(Provided information):
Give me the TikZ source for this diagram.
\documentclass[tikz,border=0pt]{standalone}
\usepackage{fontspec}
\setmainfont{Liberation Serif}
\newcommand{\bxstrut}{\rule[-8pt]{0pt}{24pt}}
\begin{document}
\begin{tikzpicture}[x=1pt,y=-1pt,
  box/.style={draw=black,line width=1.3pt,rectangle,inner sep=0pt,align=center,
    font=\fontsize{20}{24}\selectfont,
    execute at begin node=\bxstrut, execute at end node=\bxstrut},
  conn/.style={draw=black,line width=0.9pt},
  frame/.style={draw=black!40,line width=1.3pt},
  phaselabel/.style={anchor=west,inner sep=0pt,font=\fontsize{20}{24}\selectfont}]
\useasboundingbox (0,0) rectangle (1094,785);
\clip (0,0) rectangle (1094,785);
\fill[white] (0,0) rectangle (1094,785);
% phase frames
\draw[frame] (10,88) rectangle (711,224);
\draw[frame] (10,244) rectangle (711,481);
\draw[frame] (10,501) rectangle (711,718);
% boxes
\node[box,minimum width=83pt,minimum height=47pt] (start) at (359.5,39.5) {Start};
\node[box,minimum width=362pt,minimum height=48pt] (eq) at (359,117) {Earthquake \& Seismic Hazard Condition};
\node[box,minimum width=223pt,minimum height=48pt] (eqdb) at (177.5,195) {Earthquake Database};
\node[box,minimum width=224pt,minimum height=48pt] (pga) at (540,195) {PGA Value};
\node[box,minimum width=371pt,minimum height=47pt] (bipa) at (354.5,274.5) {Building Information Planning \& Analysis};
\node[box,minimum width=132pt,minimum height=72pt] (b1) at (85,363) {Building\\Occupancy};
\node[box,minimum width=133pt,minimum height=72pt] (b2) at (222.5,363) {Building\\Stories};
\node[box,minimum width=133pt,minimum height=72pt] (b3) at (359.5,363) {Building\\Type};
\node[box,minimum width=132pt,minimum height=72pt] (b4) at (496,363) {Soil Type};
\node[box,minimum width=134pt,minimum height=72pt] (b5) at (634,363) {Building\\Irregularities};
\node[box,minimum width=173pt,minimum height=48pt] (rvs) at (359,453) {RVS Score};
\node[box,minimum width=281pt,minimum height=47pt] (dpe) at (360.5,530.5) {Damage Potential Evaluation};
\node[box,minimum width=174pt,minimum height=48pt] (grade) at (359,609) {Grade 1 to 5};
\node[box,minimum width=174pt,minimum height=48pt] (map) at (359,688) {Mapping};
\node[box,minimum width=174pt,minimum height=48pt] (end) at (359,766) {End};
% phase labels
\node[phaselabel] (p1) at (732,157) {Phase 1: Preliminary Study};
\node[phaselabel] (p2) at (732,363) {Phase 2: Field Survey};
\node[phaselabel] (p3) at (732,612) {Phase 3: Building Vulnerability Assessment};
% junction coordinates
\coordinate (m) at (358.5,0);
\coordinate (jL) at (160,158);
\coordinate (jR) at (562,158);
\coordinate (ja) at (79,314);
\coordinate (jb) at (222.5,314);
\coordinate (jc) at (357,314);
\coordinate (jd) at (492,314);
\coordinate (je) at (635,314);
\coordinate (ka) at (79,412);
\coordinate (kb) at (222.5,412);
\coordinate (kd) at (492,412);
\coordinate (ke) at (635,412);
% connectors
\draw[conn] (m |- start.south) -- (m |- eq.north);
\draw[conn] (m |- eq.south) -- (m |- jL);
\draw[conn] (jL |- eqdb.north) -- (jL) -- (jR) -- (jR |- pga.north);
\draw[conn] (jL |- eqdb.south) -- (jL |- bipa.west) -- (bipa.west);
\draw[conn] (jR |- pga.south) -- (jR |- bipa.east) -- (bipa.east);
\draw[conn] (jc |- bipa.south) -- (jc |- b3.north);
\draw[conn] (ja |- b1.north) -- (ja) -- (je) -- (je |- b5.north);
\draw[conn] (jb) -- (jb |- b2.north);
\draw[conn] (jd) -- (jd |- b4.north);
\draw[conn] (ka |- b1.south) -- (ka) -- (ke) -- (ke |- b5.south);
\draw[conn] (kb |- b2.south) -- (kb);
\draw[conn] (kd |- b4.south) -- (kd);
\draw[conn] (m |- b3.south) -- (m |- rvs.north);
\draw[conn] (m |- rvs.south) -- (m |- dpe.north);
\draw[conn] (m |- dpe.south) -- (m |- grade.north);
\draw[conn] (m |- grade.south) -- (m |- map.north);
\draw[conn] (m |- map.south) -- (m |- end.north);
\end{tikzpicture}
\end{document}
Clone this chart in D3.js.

(The request): All lines above containing the string "this" are to be collected.

(Completed exercise):
Give me the TikZ source for this diagram.
Clone this chart in D3.js.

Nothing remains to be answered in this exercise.